Skip to content

2. Data preparation

As a first step in the analysis of a new data set, it is a good idea to do some tests to ensure that the data is of high quality. Are there any routings which have been missed? Have any respondents not completed the interview or shown signs of respondent fatigue? How consistently have respondents answered questions? Are there any data outliers which look suspicious?

It is also worthwhile looking at the patterns in the data, to start understanding how different types of respondent answered the questionnaire, and the distributions of responses, in order to guide subsequent analyses.

It might be relevant to create new variables in order to define meaningful respondent segmentations. For branding and advertising projects, it is usually extremely important to categorize people according to their brand usage. If the study has included a cluster analysis, it would typically be useful to create a new variable which defines respondents’ cluster membership. These segmentations could then be added to banners when generating the tables.

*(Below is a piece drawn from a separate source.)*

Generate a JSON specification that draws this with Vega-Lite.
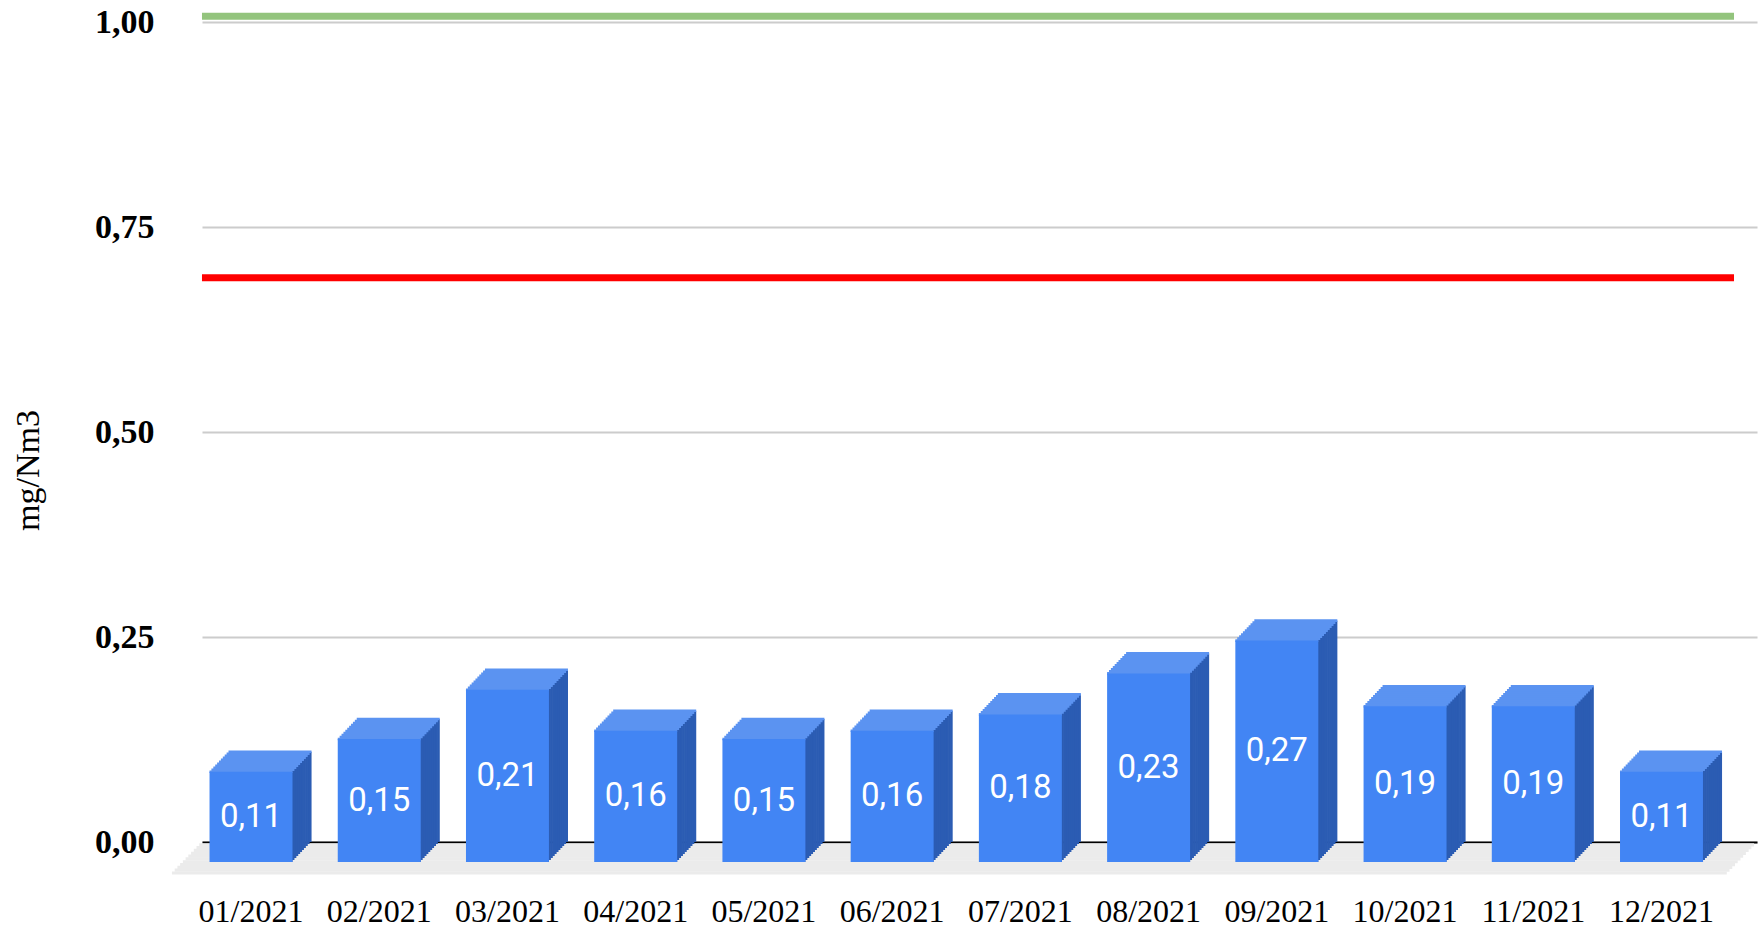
{
  "$schema": "https://vega.github.io/schema/vega-lite/v6.json",
  "width": 1555,
  "height": 820,
  "autosize": {"type": "none"},
  "padding": {"left": 202, "top": 22, "right": 6, "bottom": 90},
  "background": "white",
  "config": {
    "view": {"stroke": null},
    "tick": {"opacity": 1},
    "locale": {"number": {"decimal": ",", "thousands": ".", "grouping": [3], "currency": ["", " €"]}}
  },
  "datasets": {
    "bars": [
      {"month": "01/2021", "value": 0.11},
      {"month": "02/2021", "value": 0.15},
      {"month": "03/2021", "value": 0.21},
      {"month": "04/2021", "value": 0.16},
      {"month": "05/2021", "value": 0.15},
      {"month": "06/2021", "value": 0.16},
      {"month": "07/2021", "value": 0.18},
      {"month": "08/2021", "value": 0.23},
      {"month": "09/2021", "value": 0.27},
      {"month": "10/2021", "value": 0.19},
      {"month": "11/2021", "value": 0.19},
      {"month": "12/2021", "value": 0.11}
    ],
    "limits": [
      {"limit": "green", "value": 1.007},
      {"limit": "red", "value": 0.688}
    ]
  },
  "data": {"name": "bars"},
  "layer": [
    {"mark": {"type": "bar", "color": "#4285f4", "opacity": 0},
     "encoding": {
       "x": {"field": "month", "type": "nominal", "sort": null,
             "scale": {"paddingInner": 0.353, "paddingOuter": 0.24, "align": 0.431},
             "axis": {"title": null, "labelAngle": 0, "labelFont": "Liberation Serif", "labelFontSize": 32, "labelColor": "#000000",
                      "labelPadding": 54, "labelBaseline": "top", "labelOffset": -19, "ticks": false, "domain": true,
                      "domainColor": "#000000", "domainWidth": 2, "grid": false}},
       "y": {"field": "value", "type": "quantitative",
             "scale": {"domain": [0, 1], "nice": false, "zero": true},
             "axis": {"title": "mg/Nm3", "values": [0, 0.25, 0.5, 0.75, 1], "format": ".2f",
                      "labelFont": "Liberation Serif", "labelFontWeight": "bold", "labelFontSize": 34, "labelColor": "#000000",
                      "labelPadding": 48, "labelBaseline": "middle", "ticks": false, "domain": false,
                      "gridColor": "#cccccc", "gridWidth": 2,
                      "titleFont": "Liberation Serif", "titleFontSize": 34, "titleFontWeight": "normal", "titleColor": "#000000",
                      "titleX": -174, "titleY": 448, "titleAngle": -90, "titleBaseline": "middle", "titleAlign": "center"}}
     }},
    {"data": {"values": [{}]}, "mark": {"type": "rule", "color": "#ebebeb", "strokeWidth": 3.2, "xOffset": -2.73, "x2Offset": -2.73, "yOffset": 2.82, "y2Offset": 2.82}, "encoding": {"x": {"datum": "01/2021", "bandPosition": -0.32}, "x2": {"datum": "12/2021", "bandPosition": 1.42}, "y": {"datum": 0}}},
    {"data": {"values": [{}]}, "mark": {"type": "rule", "color": "#ebebeb", "strokeWidth": 3.2, "xOffset": -5.46, "x2Offset": -5.46, "yOffset": 5.64, "y2Offset": 5.64}, "encoding": {"x": {"datum": "01/2021", "bandPosition": -0.32}, "x2": {"datum": "12/2021", "bandPosition": 1.42}, "y": {"datum": 0}}},
    {"data": {"values": [{}]}, "mark": {"type": "rule", "color": "#ebebeb", "strokeWidth": 3.2, "xOffset": -8.19, "x2Offset": -8.19, "yOffset": 8.46, "y2Offset": 8.46}, "encoding": {"x": {"datum": "01/2021", "bandPosition": -0.32}, "x2": {"datum": "12/2021", "bandPosition": 1.42}, "y": {"datum": 0}}},
    {"data": {"values": [{}]}, "mark": {"type": "rule", "color": "#ebebeb", "strokeWidth": 3.2, "xOffset": -10.92, "x2Offset": -10.92, "yOffset": 11.28, "y2Offset": 11.28}, "encoding": {"x": {"datum": "01/2021", "bandPosition": -0.32}, "x2": {"datum": "12/2021", "bandPosition": 1.42}, "y": {"datum": 0}}},
    {"data": {"values": [{}]}, "mark": {"type": "rule", "color": "#ebebeb", "strokeWidth": 3.2, "xOffset": -13.65, "x2Offset": -13.65, "yOffset": 14.1, "y2Offset": 14.1}, "encoding": {"x": {"datum": "01/2021", "bandPosition": -0.32}, "x2": {"datum": "12/2021", "bandPosition": 1.42}, "y": {"datum": 0}}},
    {"data": {"values": [{}]}, "mark": {"type": "rule", "color": "#ebebeb", "strokeWidth": 3.2, "xOffset": -16.38, "x2Offset": -16.38, "yOffset": 16.92, "y2Offset": 16.92}, "encoding": {"x": {"datum": "01/2021", "bandPosition": -0.32}, "x2": {"datum": "12/2021", "bandPosition": 1.42}, "y": {"datum": 0}}},
    {"data": {"values": [{}]}, "mark": {"type": "rule", "color": "#ebebeb", "strokeWidth": 3.2, "xOffset": -19.11, "x2Offset": -19.11, "yOffset": 19.74, "y2Offset": 19.74}, "encoding": {"x": {"datum": "01/2021", "bandPosition": -0.32}, "x2": {"datum": "12/2021", "bandPosition": 1.42}, "y": {"datum": 0}}},
    {"data": {"values": [{}]}, "mark": {"type": "rule", "color": "#ebebeb", "strokeWidth": 3.2, "xOffset": -21.84, "x2Offset": -21.84, "yOffset": 22.56, "y2Offset": 22.56}, "encoding": {"x": {"datum": "01/2021", "bandPosition": -0.32}, "x2": {"datum": "12/2021", "bandPosition": 1.42}, "y": {"datum": 0}}},
    {"data": {"values": [{}]}, "mark": {"type": "rule", "color": "#ebebeb", "strokeWidth": 3.2, "xOffset": -24.57, "x2Offset": -24.57, "yOffset": 25.38, "y2Offset": 25.38}, "encoding": {"x": {"datum": "01/2021", "bandPosition": -0.32}, "x2": {"datum": "12/2021", "bandPosition": 1.42}, "y": {"datum": 0}}},
    {"data": {"values": [{}]}, "mark": {"type": "rule", "color": "#ebebeb", "strokeWidth": 3.2, "xOffset": -27.3, "x2Offset": -27.3, "yOffset": 28.2, "y2Offset": 28.2}, "encoding": {"x": {"datum": "01/2021", "bandPosition": -0.32}, "x2": {"datum": "12/2021", "bandPosition": 1.42}, "y": {"datum": 0}}},
    {"data": {"values": [{}]}, "mark": {"type": "rule", "color": "#ebebeb", "strokeWidth": 3.2, "xOffset": -30.03, "x2Offset": -30.03, "yOffset": 31.02, "y2Offset": 31.02}, "encoding": {"x": {"datum": "01/2021", "bandPosition": -0.32}, "x2": {"datum": "12/2021", "bandPosition": 1.42}, "y": {"datum": 0}}},
    {"data": {"name": "limits"}, "mark": {"type": "rule", "strokeWidth": 7},
     "encoding": {"x": {"datum": "01/2021", "bandPosition": -0.32}, "x2": {"datum": "12/2021", "bandPosition": 1.145},
                  "y": {"field": "value", "type": "quantitative"},
                  "color": {"field": "limit", "type": "nominal", "scale": {"domain": ["green", "red"], "range": ["#93c47d", "#ff0000"]}, "legend": null}}},
    {"mark": {"type": "bar", "color": "#2b5cb3", "width": 2.6, "xOffset": 21.25, "x2Offset": 21.25, "yOffset": 20, "y2Offset": 20}, "encoding": {"x": {"field": "month", "type": "nominal"}, "y": {"field": "value", "type": "quantitative"}}},
    {"mark": {"type": "bar", "color": "#2b5cb3", "width": 2.6, "xOffset": 23.15, "x2Offset": 23.15, "yOffset": 18, "y2Offset": 18}, "encoding": {"x": {"field": "month", "type": "nominal"}, "y": {"field": "value", "type": "quantitative"}}},
    {"mark": {"type": "bar", "color": "#2b5cb3", "width": 2.6, "xOffset": 25.05, "x2Offset": 25.05, "yOffset": 16, "y2Offset": 16}, "encoding": {"x": {"field": "month", "type": "nominal"}, "y": {"field": "value", "type": "quantitative"}}},
    {"mark": {"type": "bar", "color": "#2b5cb3", "width": 2.6, "xOffset": 26.95, "x2Offset": 26.95, "yOffset": 14, "y2Offset": 14}, "encoding": {"x": {"field": "month", "type": "nominal"}, "y": {"field": "value", "type": "quantitative"}}},
    {"mark": {"type": "bar", "color": "#2b5cb3", "width": 2.6, "xOffset": 28.85, "x2Offset": 28.85, "yOffset": 12, "y2Offset": 12}, "encoding": {"x": {"field": "month", "type": "nominal"}, "y": {"field": "value", "type": "quantitative"}}},
    {"mark": {"type": "bar", "color": "#2b5cb3", "width": 2.6, "xOffset": 30.75, "x2Offset": 30.75, "yOffset": 10, "y2Offset": 10}, "encoding": {"x": {"field": "month", "type": "nominal"}, "y": {"field": "value", "type": "quantitative"}}},
    {"mark": {"type": "bar", "color": "#2b5cb3", "width": 2.6, "xOffset": 32.65, "x2Offset": 32.65, "yOffset": 8, "y2Offset": 8}, "encoding": {"x": {"field": "month", "type": "nominal"}, "y": {"field": "value", "type": "quantitative"}}},
    {"mark": {"type": "bar", "color": "#2b5cb3", "width": 2.6, "xOffset": 34.55, "x2Offset": 34.55, "yOffset": 6, "y2Offset": 6}, "encoding": {"x": {"field": "month", "type": "nominal"}, "y": {"field": "value", "type": "quantitative"}}},
    {"mark": {"type": "bar", "color": "#2b5cb3", "width": 2.6, "xOffset": 36.45, "x2Offset": 36.45, "yOffset": 4, "y2Offset": 4}, "encoding": {"x": {"field": "month", "type": "nominal"}, "y": {"field": "value", "type": "quantitative"}}},
    {"mark": {"type": "bar", "color": "#2b5cb3", "width": 2.6, "xOffset": 38.35, "x2Offset": 38.35, "yOffset": 2, "y2Offset": 2}, "encoding": {"x": {"field": "month", "type": "nominal"}, "y": {"field": "value", "type": "quantitative"}}},
    {"mark": {"type": "bar", "color": "#2b5cb3", "width": 2.6, "xOffset": 40.25, "x2Offset": 40.25, "yOffset": 0, "y2Offset": 0}, "encoding": {"x": {"field": "month", "type": "nominal"}, "y": {"field": "value", "type": "quantitative"}}},
    {"mark": {"type": "tick", "color": "#5b93f1", "opacity": 1, "size": 83, "thickness": 2.6, "orient": "horizontal", "xOffset": -19, "yOffset": 20}, "encoding": {"x": {"field": "month", "type": "nominal"}, "y": {"field": "value", "type": "quantitative"}}},
    {"mark": {"type": "tick", "color": "#5b93f1", "opacity": 1, "size": 83, "thickness": 2.6, "orient": "horizontal", "xOffset": -17.1, "yOffset": 18}, "encoding": {"x": {"field": "month", "type": "nominal"}, "y": {"field": "value", "type": "quantitative"}}},
    {"mark": {"type": "tick", "color": "#5b93f1", "opacity": 1, "size": 83, "thickness": 2.6, "orient": "horizontal", "xOffset": -15.2, "yOffset": 16}, "encoding": {"x": {"field": "month", "type": "nominal"}, "y": {"field": "value", "type": "quantitative"}}},
    {"mark": {"type": "tick", "color": "#5b93f1", "opacity": 1, "size": 83, "thickness": 2.6, "orient": "horizontal", "xOffset": -13.3, "yOffset": 14}, "encoding": {"x": {"field": "month", "type": "nominal"}, "y": {"field": "value", "type": "quantitative"}}},
    {"mark": {"type": "tick", "color": "#5b93f1", "opacity": 1, "size": 83, "thickness": 2.6, "orient": "horizontal", "xOffset": -11.4, "yOffset": 12}, "encoding": {"x": {"field": "month", "type": "nominal"}, "y": {"field": "value", "type": "quantitative"}}},
    {"mark": {"type": "tick", "color": "#5b93f1", "opacity": 1, "size": 83, "thickness": 2.6, "orient": "horizontal", "xOffset": -9.5, "yOffset": 10}, "encoding": {"x": {"field": "month", "type": "nominal"}, "y": {"field": "value", "type": "quantitative"}}},
    {"mark": {"type": "tick", "color": "#5b93f1", "opacity": 1, "size": 83, "thickness": 2.6, "orient": "horizontal", "xOffset": -7.6, "yOffset": 8}, "encoding": {"x": {"field": "month", "type": "nominal"}, "y": {"field": "value", "type": "quantitative"}}},
    {"mark": {"type": "tick", "color": "#5b93f1", "opacity": 1, "size": 83, "thickness": 2.6, "orient": "horizontal", "xOffset": -5.7, "yOffset": 6}, "encoding": {"x": {"field": "month", "type": "nominal"}, "y": {"field": "value", "type": "quantitative"}}},
    {"mark": {"type": "tick", "color": "#5b93f1", "opacity": 1, "size": 83, "thickness": 2.6, "orient": "horizontal", "xOffset": -3.8, "yOffset": 4}, "encoding": {"x": {"field": "month", "type": "nominal"}, "y": {"field": "value", "type": "quantitative"}}},
    {"mark": {"type": "tick", "color": "#5b93f1", "opacity": 1, "size": 83, "thickness": 2.6, "orient": "horizontal", "xOffset": -1.9, "yOffset": 2}, "encoding": {"x": {"field": "month", "type": "nominal"}, "y": {"field": "value", "type": "quantitative"}}},
    {"mark": {"type": "tick", "color": "#5b93f1", "opacity": 1, "size": 83, "thickness": 2.6, "orient": "horizontal", "xOffset": 0, "yOffset": 0}, "encoding": {"x": {"field": "month", "type": "nominal"}, "y": {"field": "value", "type": "quantitative"}}},
    {"mark": {"type": "bar", "color": "#4285f4", "xOffset": -19, "x2Offset": -19, "yOffset": 20, "y2Offset": 20},
     "encoding": {"x": {"field": "month", "type": "nominal"}, "y": {"field": "value", "type": "quantitative"}}},
    {"transform": [{"calculate": "datum.value / 2", "as": "mid"}],
     "mark": {"type": "text", "font": "Roboto", "fontSize": 33, "color": "#ffffff", "align": "center", "baseline": "middle", "dx": -19, "dy": 20},
     "encoding": {"x": {"field": "month", "type": "nominal"}, "y": {"field": "mid", "type": "quantitative"},
                  "text": {"field": "value", "type": "quantitative", "format": ".2f"}}}
  ]
}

There may also be coding work required. This might be to do with the coding of open-ended responses, where verbatim comments are exported into Excel, then coded; and then the codes are re-introduced into the SPSS data-set. Alternatively, it could be to do with coding responses against a secondary data-base, such as with geographical information, prescribing information or vehicle database. Weighting the data against reliable universe statistics might also be required.

All this work may be done in an accessible and transparent fashion. Key data can be exported from SPSS into Excel to be available for all members of the project team to consider.